In the last twenty-five years, Tibetans-in-exile have been largely ignored by the world press but have remained a thorn in China's side. Against considerable odds, this small community has been able to preserve much of its unique 1300 year-old Buddhist culture from Tibet. It has also served as a focus for a lively Tibetan nationalism and its members as spokespeople for those inside the country. Exiles have repeatedly called international attention to abuses and misgovernment by China, until the Chinese themselves acknowledged those abuses at the end of the Cultural Revolution.
Even a generation later, young Tibetans who have grown up in exile have retained their sense of urgent mission. According to Mrs. Pema Gyalpo, younger sister of the Dalai Lama, Most young Tibetans here, aged twenty to thirty, have been educated in India and their cultural point of view has naturally been influenced by this environment. But in early childhood all of them experienced the suffering of the escape; it has left a very dominating mark on their personalities. They feel keenly the importance of preserving our identity, why we left and what we wanted to save.

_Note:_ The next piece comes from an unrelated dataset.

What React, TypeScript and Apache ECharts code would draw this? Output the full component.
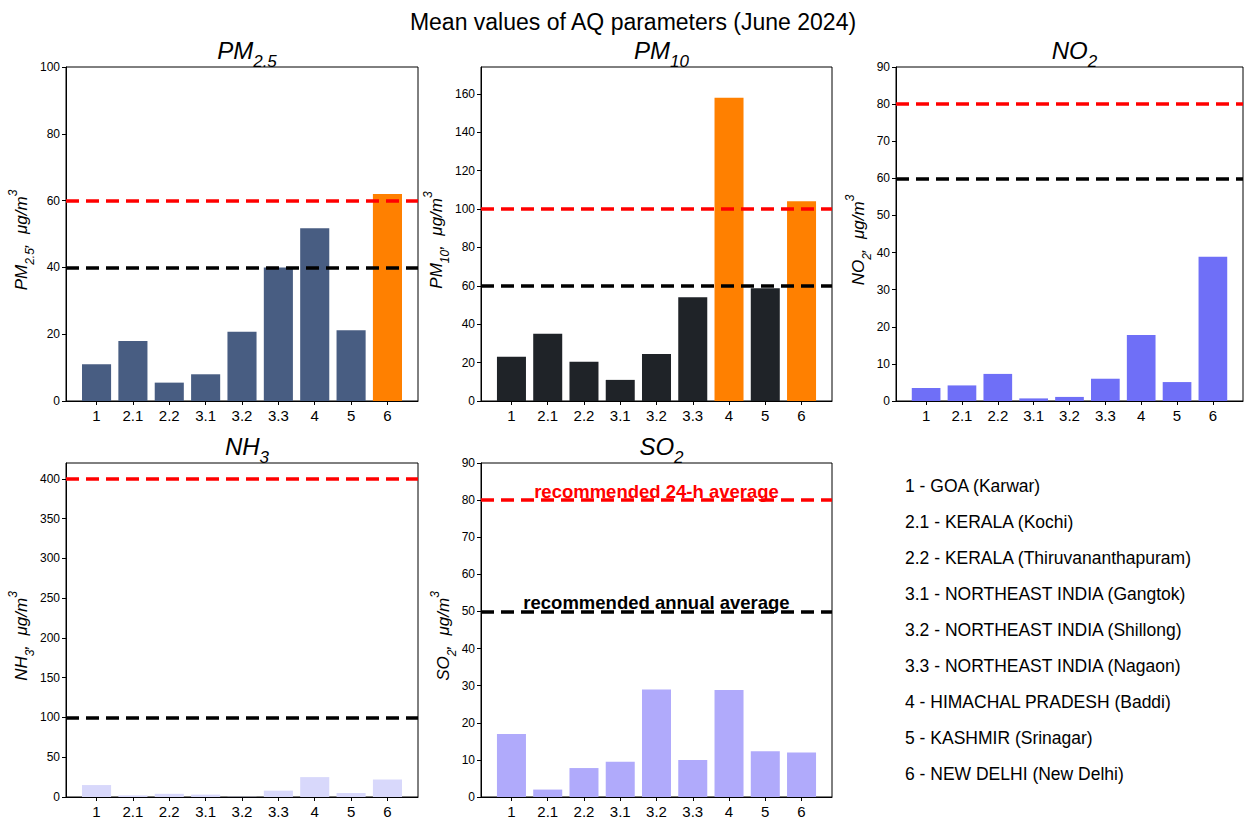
import React, { useEffect, useRef } from "react";
import * as echarts from "echarts";

const categories = ["1", "2.1", "2.2", "3.1", "3.2", "3.3", "4", "5", "6"];
const pm25 = [11, 18, 5.5, 8, 20.7, 40, 51.7, 21.2, 62];
const pm10 = [23, 35, 20.5, 11, 24.5, 54, 158, 58.8, 104];
const no2 = [3.5, 4.2, 7.3, 0.7, 1.1, 6, 17.8, 5.1, 38.9];
const nh3 = [15, 2, 4, 3, 0.3, 8, 25, 5, 22];
const so2 = [17, 2, 7.8, 9.5, 29, 10, 28.8, 12.3, 12];
const limits24h = [60, 100, 80, 400, 80];
const limitsAnnual = [40, 60, 60, 100, 50];
const yMax = [100, 174, 90, 420, 90];
const yInterval = [20, 20, 10, 50, 10];
const legendLines = [
  "1 - GOA (Karwar)",
  "2.1 - KERALA (Kochi)",
  "2.2 - KERALA (Thiruvananthapuram)",
  "3.1 - NORTHEAST INDIA (Gangtok)",
  "3.2 - NORTHEAST INDIA (Shillong)",
  "3.3 - NORTHEAST INDIA (Nagaon)",
  "4 - HIMACHAL PRADESH (Baddi)",
  "5 - KASHMIR (Srinagar)",
  "6 - NEW DELHI (New Delhi)",
];

const FONT = "Liberation Sans, Arial, sans-serif";

export default function App() {
  const ref = useRef<HTMLDivElement>(null);
  useEffect(() => {
    document.body.style.margin = "0";
    const chart = echarts.init(ref.current!, null, { renderer: "svg" });
    const grids = [
      { left: 66, top: 67, width: 352, height: 334 },
      { left: 481, top: 67, width: 351, height: 334 },
      { left: 896, top: 67, width: 347, height: 334 },
      { left: 66, top: 463, width: 352, height: 334 },
      { left: 481, top: 463, width: 351, height: 334 },
    ];
    const datasets = [pm25, pm10, no2, nh3, so2];
    const baseColors = ["#485d82", "#1f2328", "#6f6ff7", "#d8d8fb", "#b0aafb"];
    const exceedColor = "#ff8000";
    const mainNames = ["PM", "PM", "NO", "NH", "SO"];
    const subs = ["2.5", "10", "2", "3", "2"];
    const n = categories.length;
    const xMin = -0.4 - 0.05 * (n - 1 + 0.8);
    const xMax = n - 1 + 0.4 + 0.05 * (n - 1 + 0.8);
    const idx = categories.map((_, k) => k);

    const richName = {
      i: { fontStyle: "italic", fontSize: 17, fontFamily: FONT, color: "#000" },
      s: { fontStyle: "italic", fontSize: 12, fontFamily: FONT, color: "#000", verticalAlign: "bottom", padding: [0, 0, -6, 0] },
      p: { fontStyle: "italic", fontSize: 12, fontFamily: FONT, color: "#000", verticalAlign: "top", padding: [-6, 0, 0, 0] },
    };
    const richTitle = {
      i: { fontStyle: "italic", fontWeight: "normal", fontSize: 24, fontFamily: FONT, color: "#000" },
      s: { fontStyle: "italic", fontWeight: "normal", fontSize: 17, fontFamily: FONT, color: "#000", verticalAlign: "bottom", padding: [0, 0, -8, 0] },
    };

    const option: any = {
      animation: false,
      backgroundColor: "#fff",
      title: [
        {
          text: "Mean values of AQ parameters (June 2024)",
          left: 628,
          top: 5,
          textAlign: "center",
          textStyle: { fontFamily: FONT, fontSize: 23, fontWeight: "normal", color: "#000" },
        },
        ...grids.map((g, i) => ({
          text: `{i|${mainNames[i]}}{s|${subs[i]}}`,
          left: g.left + g.width / 2,
          top: g.top - 34,
          textAlign: "center",
          textStyle: { rich: richTitle, fontWeight: "normal" },
        })),
      ],
      grid: grids.map((g) => ({ ...g, show: true, borderColor: "#000", borderWidth: 1, backgroundColor: "transparent" })),
      xAxis: grids.map((_, i) => ({
        type: "value",
        gridIndex: i,
        min: xMin,
        max: xMax,
        splitLine: { show: false },
        axisLine: { show: true, onZero: false, lineStyle: { color: "#000" } },
        axisTick: { show: true, customValues: idx, length: 4, lineStyle: { color: "#000" } },
        axisLabel: {
          customValues: idx,
          formatter: (v: number) => categories[Math.round(v)] ?? "",
          color: "#000",
          fontSize: 15,
          fontFamily: FONT,
          margin: 7,
        },
      })),
      yAxis: grids.map((_, i) => ({
        type: "value",
        gridIndex: i,
        min: 0,
        max: yMax[i],
        interval: yInterval[i],
        splitLine: { show: false },
        axisLine: { show: true, onZero: false, lineStyle: { color: "#000" } },
        axisTick: { show: true, length: 4, lineStyle: { color: "#000" } },
        axisLabel: { color: "#000", fontSize: 12, fontFamily: FONT, margin: 6, showMaxLabel: yMax[i] % yInterval[i] === 0 },
        name: `{i|${mainNames[i]}}{s|${subs[i]}}{i|,  μg/m}{p|3}`,
        nameLocation: "middle",
        nameRotate: 90,
        nameGap: i === 1 || i === 3 ? 35 : i === 4 ? 28 : 29,
        nameTextStyle: { rich: richName, padding: [0, 12, 0, 0] },
      })),
      series: datasets.map((d, i) => ({
        type: "bar",
        xAxisIndex: i,
        yAxisIndex: i,
        barWidth: (grids[i].width * 0.8) / (xMax - xMin),
        data: d.map((v, k) => ({
          value: [k, v],
          itemStyle: { color: i < 2 && v > limits24h[i] ? exceedColor : baseColors[i] },
        })),
        markLine: {
          silent: true,
          symbol: "none",
          data: [
            {
              yAxis: limits24h[i],
              lineStyle: { color: "#ff0000", width: 3.5, type: [13, 7] },
              label: i === 4
                ? { show: true, position: "insideMiddleTop", formatter: "recommended 24-h average", color: "#ff0000", fontWeight: "bold", fontSize: 18.5, fontFamily: FONT, distance: -1 }
                : { show: false },
            },
            {
              yAxis: limitsAnnual[i],
              lineStyle: { color: "#000000", width: 3.5, type: [13, 7] },
              label: i === 4
                ? { show: true, position: "insideMiddleTop", formatter: "recommended annual average", color: "#000", fontWeight: "bold", fontSize: 18.5, fontFamily: FONT, distance: -1 }
                : { show: false },
            },
          ],
        },
      })),
      graphic: legendLines.map((t, k) => ({
        type: "text",
        left: 905,
        top: 477 + k * 36,
        style: { text: t, fontSize: 17.5, fontFamily: FONT, fill: "#000" },
      })),
    };
    chart.setOption(option);
    return () => chart.dispose();
  }, []);
  return <div ref={ref} style={{ width: 1244, height: 821 }} />;
}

In the mid-sixties, on the hot plains of central India, Dorje and his family were moved from one refugee camp to another - Old Delhi, Manipat, Orissa. He remembers standing in long lines for government supplied rice and lentils. He remembers an Indian soldier who gave him his first sweater, brilliant red; and the tears of his mother as she held the body of his baby brother, dead from smallpox only a few weeks after his birth. He remembers the anxious confusion when his family was chosen to go with those who had to leave the overcrowded camp at Manipat. They were to board the train to Orissa, a government agent told them.
In the unpopulated forests of Orissa, the hardworking Tibetans again cleared the land and put up buildings. Dorje attended his first regular school, but his first formal education in his own culture began at Musoorie Tibetan School, one of four residential high schools founded by the Dalai Lama. He also got a diploma in Commerce at Musoorie and followed it with a year at college in London. Now, at the age of 27, Dorje works for the Council for Tibetan Education, high in the old British hill station of McCleod Ganj where the Tibetan government-in-exile has its seat. "Other people worked hard so that I could go to school," he says. "It is time to give something back."
The CTE, working under the Indian government system, now oversees the education of some 17,000 young Tibetan refugee children in 53 settlement day schools. It is the only formal education in their own culture that most Tibetans receive. The Indian syllabus teaches Tibetan language, religion, and culture for only one hour per day.
"Tibetans-in-exile have been very lucky," notes Mr. Ngawang Tsultrim, CTE Deputy Secretary. "India has allowed us to live together in communities." His assistant, Ngodup Tsering, agreed.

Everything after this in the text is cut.